The concept of impact investing really gained momentum in the past two or three years, but the core values have been developing for a long time. Wall Street already recognizes impact investing’s potential, and traditional investing could cross-pollinate with social entrepreneurship. Those mutual interests will propel this sector forward.

 

How to Incorporate Impact Investing Into Your Portfolio

 

Because impact investing is so new, companies and investment banks need to create viable impact products. The financial community is already discussing how to stay relevant and provide customers with unique impact opportunities. Firms don’t want to lose their portfolios to more progressive outlets that fulfill investors’ demands for profit and sustainability.

 

Here are three ways financial advisers can incorporate impact investing into their traditional investment portfolios for the good of everyone involved:

 

1.     Develop the infrastructure. The investment community needs assurance that it’s complying with its fiduciary responsibilities. Investment managers want to know which venues and products are compliant with licensing and authorization rules before they recommend them to their clients.

 

The financial industry needs to broaden its ecosystem and create clear standardization and best practices around impact investing platforms, similar to what my own company, GATE Global Impact, has done.

 

Investors will be looking for opportunities to have secondary liquidity or access to pre-mergers and acquisitions exits in emerging markets. The financial community must establish the necessary infrastructure and regulatory framework now to meet investors’ demands. The Global Impact Investing Network and the GIIRS and IRIS B Analytics ratings have made some headway in this area, but they’re only a start.

 

The more these metrics and reporting requirements reflect existing protocols, the faster all parties can ensure compliance and participate in these markets.

 

2.     Increase actionable knowledge.
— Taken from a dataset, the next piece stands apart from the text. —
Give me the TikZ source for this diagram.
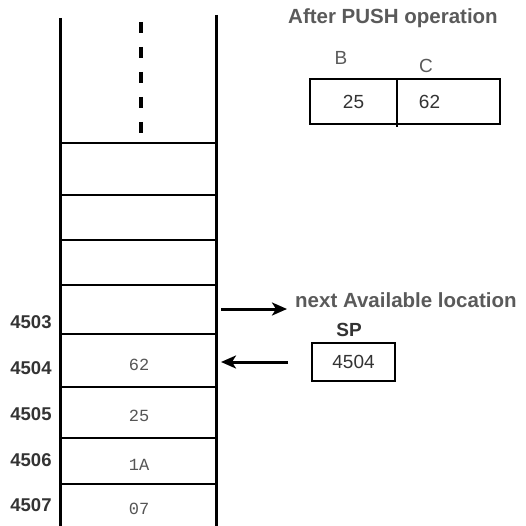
\documentclass[tikz,border=0pt]{standalone}
\usepackage{fontspec}
\setmainfont{Liberation Sans}
\newfontfamily\monof{Liberation Mono}
\usetikzlibrary{arrows.meta}
\definecolor{hdr}{HTML}{5A5A5A}
\definecolor{addr}{HTML}{333333}
\definecolor{val}{HTML}{555555}
\begin{document}
\begin{tikzpicture}[x=1pt,y=-1pt,
  wall/.style={line width=3pt},
  rowline/.style={line width=2.8pt},
  dashline/.style={line width=3.4pt, dash pattern=on 11pt off 14pt},
  addrlbl/.style={font=\fontsize{18.5}{20}\selectfont\bfseries, text=addr, inner sep=0pt},
  cellval/.style={font=\monof\fontsize{17}{19}\selectfont, text=val, inner sep=0pt},
  hdrtxt/.style={font=\fontsize{20.5}{22}\selectfont\bfseries, text=hdr, inner sep=0pt},
  regtxt/.style={font=\fontsize{19}{21}\selectfont, text=addr, inner sep=0pt},
  boxcell/.style={draw, line width=2.8pt, minimum height=45pt, inner sep=0pt},
  arr/.style={line width=3pt, -{Stealth[length=15pt,width=13pt,inset=4pt]}}
]
\useasboundingbox (0,0) rectangle (526,526);
% stack walls
\draw[wall] (60,18) -- (60,526);
\draw[wall] (216,15) -- (216,526);
\foreach \yy in {143,195,240,285,334,387,438,484}
  \draw[rowline] (60,\yy) -- (216,\yy);
\draw[dashline] (141,22) -- (141,135);
% cell values
\node[cellval] (v4504) at (139,365) {62};
\node[cellval] (v4505) at (139,416) {25};
\node[cellval] (v4506) at (139,465) {1A};
\node[cellval] (v4507) at (139,509) {07};
% addresses
\node[addrlbl] (a4503) at (31,322) {4503};
\node[addrlbl] (a4504) at (31,368) {4504};
\node[addrlbl] (a4505) at (31,414) {4505};
\node[addrlbl] (a4506) at (31,460) {4506};
\node[addrlbl] (a4507) at (31,505) {4507};
% cell anchors
\coordinate (c4503) at (221,309);
\coordinate (c4504) at (221,362);
% next available
\node[hdrtxt, anchor=west] (next) at (295,300) {next Available location};
\coordinate (nexttip) at (287,309);
\draw[arr] (c4503) -- (nexttip);
% SP
\node[regtxt, font=\fontsize{19}{21}\selectfont\bfseries] (splbl) at (349,330) {SP};
\node[draw, line width=2.8pt, minimum width=83pt, minimum height=38pt, inner sep=0pt, regtxt] (sp) at (353.5,362) {4504};
\coordinate (spstart) at (288,362);
\draw[arr] (spstart) -- (c4504);
% After PUSH
\node[hdrtxt] (title) at (393,18) {After PUSH operation};
\node[boxcell, minimum width=87pt, regtxt] (regB) at (353.5,101.5) {25};
\node[boxcell, minimum width=103pt, regtxt] (regC) at (448.5,101.5) {\hspace*{-38pt}62};
\draw[line width=2.8pt] (397,79) -- (397,127);
\node[regtxt, text=hdr] (lblB) at (341,58) {B};
\node[regtxt, text=hdr] (lblC) at (426,66) {C};
\end{tikzpicture}
\end{document}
Part of developing the right infrastructure is educating investors on what impact investing is and why they should get on board. The financial community must cogently explain the risks and rewards of engaging in these new markets.

 

Social media helped compress the learning curve for investors, so the interest in impact investing already exists. Now, it’s time to create the products so firms can not only offer them to clients, but also assure them of why they hold so much promise.

 

3.     Get mainstream buy-in. Goldman Sachs is one of the biggest names in impact investing, and the corporation’s endorsement will go a long way toward assuaging people’s fears about this field. Bank of America, Morgan Stanley, and The Rockefeller Foundation have also stepped into the impact-investing arena. The financial community should ride this wave of interest to increase investor buy-in and persuade the public of impact investing’s promise and legitimacy.

 

The rise of impact investing signals a paradigm shift in the financial community. As more young investors prioritize social contribution and personal profit, the demand for impact investment opportunities will rise.

And as more companies create products to meet this demand, impact investments will become part of the financial mainstream. Transistion them into your investment portfolios before you fall behind.